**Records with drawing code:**
-------------------------

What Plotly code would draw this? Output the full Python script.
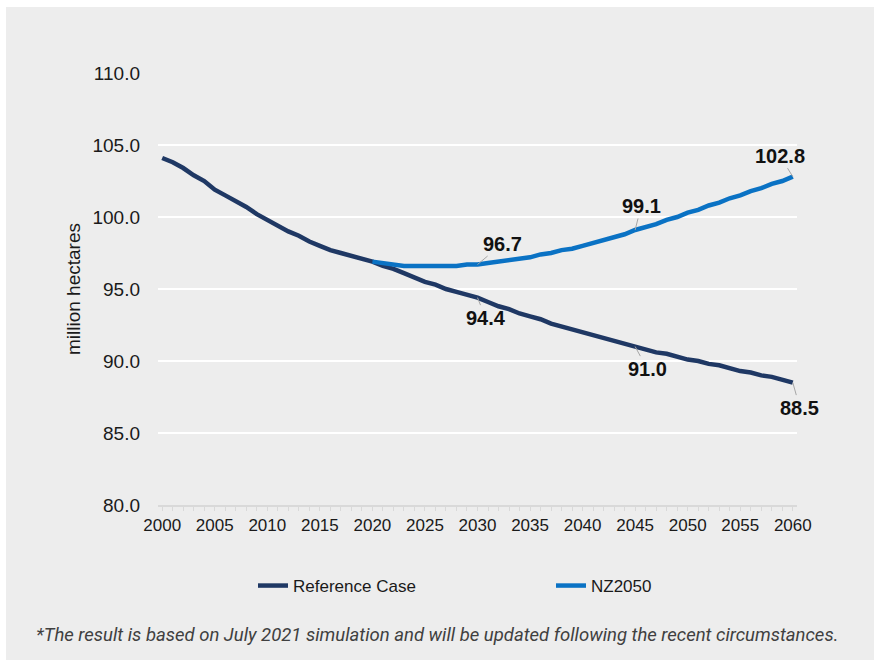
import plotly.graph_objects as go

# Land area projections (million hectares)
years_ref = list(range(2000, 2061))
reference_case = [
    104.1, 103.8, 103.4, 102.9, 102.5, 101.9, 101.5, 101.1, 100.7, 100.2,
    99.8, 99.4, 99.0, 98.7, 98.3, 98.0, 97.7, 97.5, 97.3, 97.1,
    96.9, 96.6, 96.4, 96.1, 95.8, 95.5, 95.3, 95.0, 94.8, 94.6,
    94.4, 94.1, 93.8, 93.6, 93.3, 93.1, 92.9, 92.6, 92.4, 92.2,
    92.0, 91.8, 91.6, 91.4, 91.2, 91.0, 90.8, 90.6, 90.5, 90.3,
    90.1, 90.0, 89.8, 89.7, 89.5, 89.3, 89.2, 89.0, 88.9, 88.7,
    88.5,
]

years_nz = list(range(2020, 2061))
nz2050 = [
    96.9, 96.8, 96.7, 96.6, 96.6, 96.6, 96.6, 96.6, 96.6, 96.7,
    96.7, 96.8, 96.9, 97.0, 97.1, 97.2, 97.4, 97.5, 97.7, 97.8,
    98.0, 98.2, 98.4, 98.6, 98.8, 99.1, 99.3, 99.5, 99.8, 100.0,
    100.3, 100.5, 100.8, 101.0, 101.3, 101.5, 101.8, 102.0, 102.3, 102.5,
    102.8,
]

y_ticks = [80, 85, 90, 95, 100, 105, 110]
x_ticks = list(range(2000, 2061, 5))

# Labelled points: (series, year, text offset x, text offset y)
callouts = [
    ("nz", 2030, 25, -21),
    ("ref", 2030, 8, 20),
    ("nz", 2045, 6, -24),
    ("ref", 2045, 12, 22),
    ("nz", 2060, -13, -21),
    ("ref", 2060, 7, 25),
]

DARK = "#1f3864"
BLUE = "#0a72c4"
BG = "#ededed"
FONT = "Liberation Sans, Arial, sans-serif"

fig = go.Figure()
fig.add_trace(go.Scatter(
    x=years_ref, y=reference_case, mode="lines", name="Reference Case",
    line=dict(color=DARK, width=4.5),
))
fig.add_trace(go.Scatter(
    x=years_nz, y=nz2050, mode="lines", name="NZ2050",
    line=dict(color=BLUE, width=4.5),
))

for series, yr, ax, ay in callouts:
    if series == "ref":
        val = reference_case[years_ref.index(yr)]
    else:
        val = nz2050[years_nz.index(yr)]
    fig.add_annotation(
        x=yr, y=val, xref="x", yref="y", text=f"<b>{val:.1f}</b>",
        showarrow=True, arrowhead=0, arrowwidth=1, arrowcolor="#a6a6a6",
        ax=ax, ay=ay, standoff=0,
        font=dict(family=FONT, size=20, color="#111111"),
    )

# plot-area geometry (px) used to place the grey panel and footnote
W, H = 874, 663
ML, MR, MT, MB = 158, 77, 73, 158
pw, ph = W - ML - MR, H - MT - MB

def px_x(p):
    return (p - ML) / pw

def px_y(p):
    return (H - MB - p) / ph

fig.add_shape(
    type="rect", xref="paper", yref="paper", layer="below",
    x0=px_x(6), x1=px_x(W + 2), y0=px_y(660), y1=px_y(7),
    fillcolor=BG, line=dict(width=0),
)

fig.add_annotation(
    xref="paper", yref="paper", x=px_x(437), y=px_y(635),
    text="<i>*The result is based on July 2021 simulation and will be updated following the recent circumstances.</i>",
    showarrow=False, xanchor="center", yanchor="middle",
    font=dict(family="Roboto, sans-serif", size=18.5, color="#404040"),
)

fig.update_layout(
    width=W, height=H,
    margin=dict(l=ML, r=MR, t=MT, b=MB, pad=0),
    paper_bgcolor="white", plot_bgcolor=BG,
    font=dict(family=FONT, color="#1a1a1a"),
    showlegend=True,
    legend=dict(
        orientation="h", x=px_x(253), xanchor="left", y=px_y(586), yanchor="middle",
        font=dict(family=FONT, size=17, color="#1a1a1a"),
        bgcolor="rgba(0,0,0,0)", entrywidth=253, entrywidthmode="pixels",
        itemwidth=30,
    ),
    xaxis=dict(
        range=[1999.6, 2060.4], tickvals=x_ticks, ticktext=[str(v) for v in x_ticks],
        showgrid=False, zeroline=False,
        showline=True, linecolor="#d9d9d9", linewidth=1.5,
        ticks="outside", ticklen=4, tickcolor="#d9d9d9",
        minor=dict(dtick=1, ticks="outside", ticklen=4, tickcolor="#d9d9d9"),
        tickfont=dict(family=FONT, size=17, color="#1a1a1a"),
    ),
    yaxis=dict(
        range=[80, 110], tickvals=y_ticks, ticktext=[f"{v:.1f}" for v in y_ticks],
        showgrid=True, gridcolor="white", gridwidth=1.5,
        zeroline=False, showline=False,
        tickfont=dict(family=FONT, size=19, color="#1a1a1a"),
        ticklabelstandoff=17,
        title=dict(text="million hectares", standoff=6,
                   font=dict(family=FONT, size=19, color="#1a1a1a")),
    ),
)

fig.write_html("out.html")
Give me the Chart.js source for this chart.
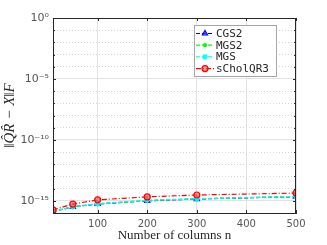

-------------------------

**Instructions for the task:** Every entry above needs to be retyped exactly; drop the pictures.

**Solution to this exercise:**
What Plotly code would draw this? Output the full Python script.
import plotly.graph_objects as go

# Land area projections (million hectares)
years_ref = list(range(2000, 2061))
reference_case = [
    104.1, 103.8, 103.4, 102.9, 102.5, 101.9, 101.5, 101.1, 100.7, 100.2,
    99.8, 99.4, 99.0, 98.7, 98.3, 98.0, 97.7, 97.5, 97.3, 97.1,
    96.9, 96.6, 96.4, 96.1, 95.8, 95.5, 95.3, 95.0, 94.8, 94.6,
    94.4, 94.1, 93.8, 93.6, 93.3, 93.1, 92.9, 92.6, 92.4, 92.2,
    92.0, 91.8, 91.6, 91.4, 91.2, 91.0, 90.8, 90.6, 90.5, 90.3,
    90.1, 90.0, 89.8, 89.7, 89.5, 89.3, 89.2, 89.0, 88.9, 88.7,
    88.5,
]

years_nz = list(range(2020, 2061))
nz2050 = [
    96.9, 96.8, 96.7, 96.6, 96.6, 96.6, 96.6, 96.6, 96.6, 96.7,
    96.7, 96.8, 96.9, 97.0, 97.1, 97.2, 97.4, 97.5, 97.7, 97.8,
    98.0, 98.2, 98.4, 98.6, 98.8, 99.1, 99.3, 99.5, 99.8, 100.0,
    100.3, 100.5, 100.8, 101.0, 101.3, 101.5, 101.8, 102.0, 102.3, 102.5,
    102.8,
]

y_ticks = [80, 85, 90, 95, 100, 105, 110]
x_ticks = list(range(2000, 2061, 5))

# Labelled points: (series, year, text offset x, text offset y)
callouts = [
    ("nz", 2030, 25, -21),
    ("ref", 2030, 8, 20),
    ("nz", 2045, 6, -24),
    ("ref", 2045, 12, 22),
    ("nz", 2060, -13, -21),
    ("ref", 2060, 7, 25),
]

DARK = "#1f3864"
BLUE = "#0a72c4"
BG = "#ededed"
FONT = "Liberation Sans, Arial, sans-serif"

fig = go.Figure()
fig.add_trace(go.Scatter(
    x=years_ref, y=reference_case, mode="lines", name="Reference Case",
    line=dict(color=DARK, width=4.5),
))
fig.add_trace(go.Scatter(
    x=years_nz, y=nz2050, mode="lines", name="NZ2050",
    line=dict(color=BLUE, width=4.5),
))

for series, yr, ax, ay in callouts:
    if series == "ref":
        val = reference_case[years_ref.index(yr)]
    else:
        val = nz2050[years_nz.index(yr)]
    fig.add_annotation(
        x=yr, y=val, xref="x", yref="y", text=f"<b>{val:.1f}</b>",
        showarrow=True, arrowhead=0, arrowwidth=1, arrowcolor="#a6a6a6",
        ax=ax, ay=ay, standoff=0,
        font=dict(family=FONT, size=20, color="#111111"),
    )

# plot-area geometry (px) used to place the grey panel and footnote
W, H = 874, 663
ML, MR, MT, MB = 158, 77, 73, 158
pw, ph = W - ML - MR, H - MT - MB

def px_x(p):
    return (p - ML) / pw

def px_y(p):
    return (H - MB - p) / ph

fig.add_shape(
    type="rect", xref="paper", yref="paper", layer="below",
    x0=px_x(6), x1=px_x(W + 2), y0=px_y(660), y1=px_y(7),
    fillcolor=BG, line=dict(width=0),
)

fig.add_annotation(
    xref="paper", yref="paper", x=px_x(437), y=px_y(635),
    text="<i>*The result is based on July 2021 simulation and will be updated following the recent circumstances.</i>",
    showarrow=False, xanchor="center", yanchor="middle",
    font=dict(family="Roboto, sans-serif", size=18.5, color="#404040"),
)

fig.update_layout(
    width=W, height=H,
    margin=dict(l=ML, r=MR, t=MT, b=MB, pad=0),
    paper_bgcolor="white", plot_bgcolor=BG,
    font=dict(family=FONT, color="#1a1a1a"),
    showlegend=True,
    legend=dict(
        orientation="h", x=px_x(253), xanchor="left", y=px_y(586), yanchor="middle",
        font=dict(family=FONT, size=17, color="#1a1a1a"),
        bgcolor="rgba(0,0,0,0)", entrywidth=253, entrywidthmode="pixels",
        itemwidth=30,
    ),
    xaxis=dict(
        range=[1999.6, 2060.4], tickvals=x_ticks, ticktext=[str(v) for v in x_ticks],
        showgrid=False, zeroline=False,
        showline=True, linecolor="#d9d9d9", linewidth=1.5,
        ticks="outside", ticklen=4, tickcolor="#d9d9d9",
        minor=dict(dtick=1, ticks="outside", ticklen=4, tickcolor="#d9d9d9"),
        tickfont=dict(family=FONT, size=17, color="#1a1a1a"),
    ),
    yaxis=dict(
        range=[80, 110], tickvals=y_ticks, ticktext=[f"{v:.1f}" for v in y_ticks],
        showgrid=True, gridcolor="white", gridwidth=1.5,
        zeroline=False, showline=False,
        tickfont=dict(family=FONT, size=19, color="#1a1a1a"),
        ticklabelstandoff=17,
        title=dict(text="million hectares", standoff=6,
                   font=dict(family=FONT, size=19, color="#1a1a1a")),
    ),
)

fig.write_html("out.html")
Give me the Chart.js source for this chart.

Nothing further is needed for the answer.